First, several key officials – including judges – had been subject to recommendations for decreased or unchanged remuneration.
Second, there were surprising hikes, such as a whopping 60 per cent raise for the Opposition Leader.
Third, new allowances had appeared for some, but disappeared, as if by vaps, for others.
Fourth, there was evidence of “insufficient consultation,” and the foreign consultants employed by the SRC may not have grasped the issues.
But the Minister of Finance did not list the biggest anomaly: the complete disparity between the SRC’s obscene pay hike recommendations for public officials and the mood in the country.
That was likely because the Cabinet sees this as no anomaly at all.
When Mr Imbert spoke in Parliament last Wednesday on this issue, in the first high-level response from Government to the SRC’s document, onlookers might have assumed the Rowley administration was laying the groundwork to retreat from having to vote on such increases, considering their deep unpopularity and untimeliness.

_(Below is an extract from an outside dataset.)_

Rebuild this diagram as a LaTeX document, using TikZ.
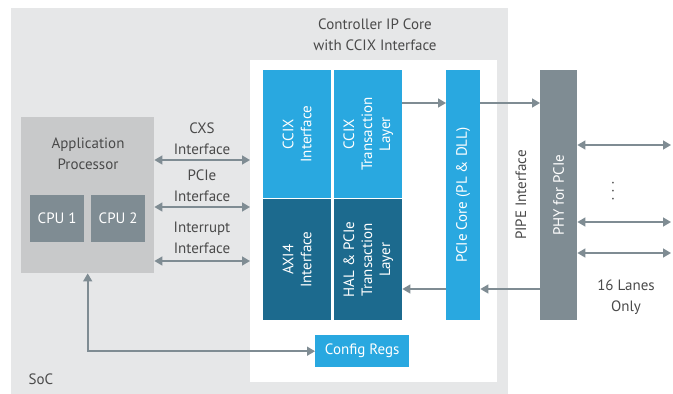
\documentclass[tikz,border=0pt]{standalone}
\usepackage{fontspec}
\setmainfont{PT Sans}
\usetikzlibrary{arrows.meta}
\definecolor{socgray}{HTML}{E6E7E8}
\definecolor{apgray}{HTML}{C8C9CA}
\definecolor{phygray}{HTML}{7F8C93}
\definecolor{ltblue}{HTML}{29A8E0}
\definecolor{dkblue}{HTML}{1C6A8E}
\definecolor{txtgray}{HTML}{4A4A4A}

\begin{document}
\begin{tikzpicture}[x=1pt, y=-1pt,
    blk/.style={rectangle, inner sep=0, anchor=north west},
    lbl/.style={text=txtgray, align=center, font=\fontsize{15}{21}\selectfont},
    wlbl/.style={text=white, align=center, font=\fontsize{15}{18}\selectfont},
    lnk/.style={draw=phygray, line width=1.6pt, -{Triangle[length=8pt,width=9pt]}},
    dlnk/.style={lnk, {Triangle[length=8pt,width=9pt]}-{Triangle[length=8pt,width=9pt]}}]
    \useasboundingbox (0,0) rectangle (673,394);

    % SoC and controller core
    \fill[socgray] (11,8) rectangle (508,394);
    \node[lbl] (soc) at (41,379) {SoC};
    \node[blk, fill=white, minimum width=247, minimum height=322] (ctrl) at (250,60) {};
    \node[lbl] (title) at (375,35) {Controller IP Core\\with CCIX Interface};

    \node[blk, fill=ltblue, minimum width=68, minimum height=128] (ccix) at (263,70) {};
    \node[wlbl, rotate=90] at (ccix) {CCIX\\Interface};
    \node[blk, fill=ltblue, minimum width=68, minimum height=128] (ccixtl) at (334,70) {};
    \node[wlbl, rotate=90] at (ccixtl) {CCIX\\Transaction\\Layer};
    \node[blk, fill=dkblue, minimum width=68, minimum height=121] (axi) at (263,199) {};
    \node[wlbl, rotate=90] at (axi) {AXI4\\Interface};
    \node[blk, fill=dkblue, minimum width=68, minimum height=121] (hal) at (334,199) {};
    \node[wlbl, rotate=90] at (hal) {HAL \& PCIe\\Transaction\\Layer};

    \node[blk, fill=ltblue, minimum width=34, minimum height=250] (pcie) at (446,70) {};
    \node[wlbl, rotate=90] at (pcie) {PCIe Core (PL \& DLL)};
    \node[blk, fill=ltblue, minimum width=94, minimum height=32] (cfg) at (315,335) {};
    \node[wlbl] at (cfg) {Config Regs};

    % PHY
    \node[blk, fill=phygray, minimum width=37, minimum height=250] (phy) at (540,70) {};
    \node[wlbl, rotate=90] at (phy) {PHY for PCIe};
    \node[lbl, rotate=90] (pipe) at (521,195) {PIPE Interface};

    % application processor
    \node[blk, fill=apgray, minimum width=133, minimum height=156] (ap) at (21,117) {};
    \node[lbl] (aptxt) at (88,154) {Application\\Processor};
    \node[blk, fill=phygray, minimum width=54, minimum height=47] (cpua) at (30,195) {};
    \node[wlbl] at (cpua) {CPU 1};
    \node[blk, fill=phygray, minimum width=54, minimum height=47] (cpub) at (91,195) {};
    \node[wlbl] at (cpub) {CPU 2};

    % interfaces
    \node[lbl] (cxs) at (202,139) {CXS\\Interface};
    \node[lbl] (pcif) at (202,186) {PCIe\\Interface};
    \node[lbl] (irq) at (202,238) {Interrupt\\Interface};
    \draw[dlnk] (ap.east |- 0,160) -- (ctrl.west |- 0,160);
    \draw[dlnk] (ap.east |- 0,207) -- (ctrl.west |- 0,207);
    \draw[dlnk] (ap.east |- 0,261) -- (ctrl.west |- 0,261);
    \draw[dlnk] (ap.south) |- (cfg.west);

    \draw[lnk] (ccixtl.east |- 0,103) -- (pcie.west |- 0,103);
    \draw[lnk] (pcie.east |- 0,103) -- (phy.west |- 0,103);
    \draw[lnk] (phy.west |- 0,289) -- (pcie.east |- 0,289);
    \draw[lnk] (pcie.west |- 0,289) -- (hal.east |- 0,289);

    % lanes
    \coordinate (lanea) at (671,145);
    \coordinate (laneb) at (671,222);
    \coordinate (lanec) at (671,253);
    \draw[dlnk] (phy.east |- lanea) -- (lanea);
    \draw[dlnk] (phy.east |- laneb) -- (laneb);
    \draw[dlnk] (phy.east |- lanec) -- (lanec);
    \node[lbl, rotate=-90] (dots) at (613,191) {.\hspace{5pt}.\hspace{5pt}.};
    \node[lbl] (lanes) at (626,297) {16 Lanes\\Only};
\end{tikzpicture}
\end{document}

However, the minister made plain on Monday that such an assumption would have been wrong.
The Government, he said in a media release, had not rejected the entire report. Having sent it back to the SRC for review within two months, he noted MPs had the option of modifying the recommendations, but were holding their hand. For the moment.
Yet in kicking the can down the road, the Cabinet has revealed its true position. It has kept the SRC’s proposals alive. In so doing, it has implicitly condoned them.
The Government’s failure at this stage to distance itself outright from the notion of huge pay rises – whether the culmination of an “evaluation” decades-in-the-making or an “ordinary review” – is the telltale sign of an extraordinary disconnect between leadership and the land.
Many people are struggling to make ends meet. The cost of living is increasing, with higher food prices, taxes, utility costs and staff restructuring in the pipeline. The quality of life lags. If the Government, bolstered by rosier IMF assessments of the economy, wants a raise, the people need one even more.
In this regard, there is one anomaly the SRC did properly address.
For decades, it has been an aberration that a prime minister is paid less than a president.
In recommending a 30 per cent pay increase for the head of Cabinet, which would make the postholder’s earnings exceed the President’s, the commission has proved even a stopped clock is right twice a day.
But the time for forcing through insensitive pay hikes is not now.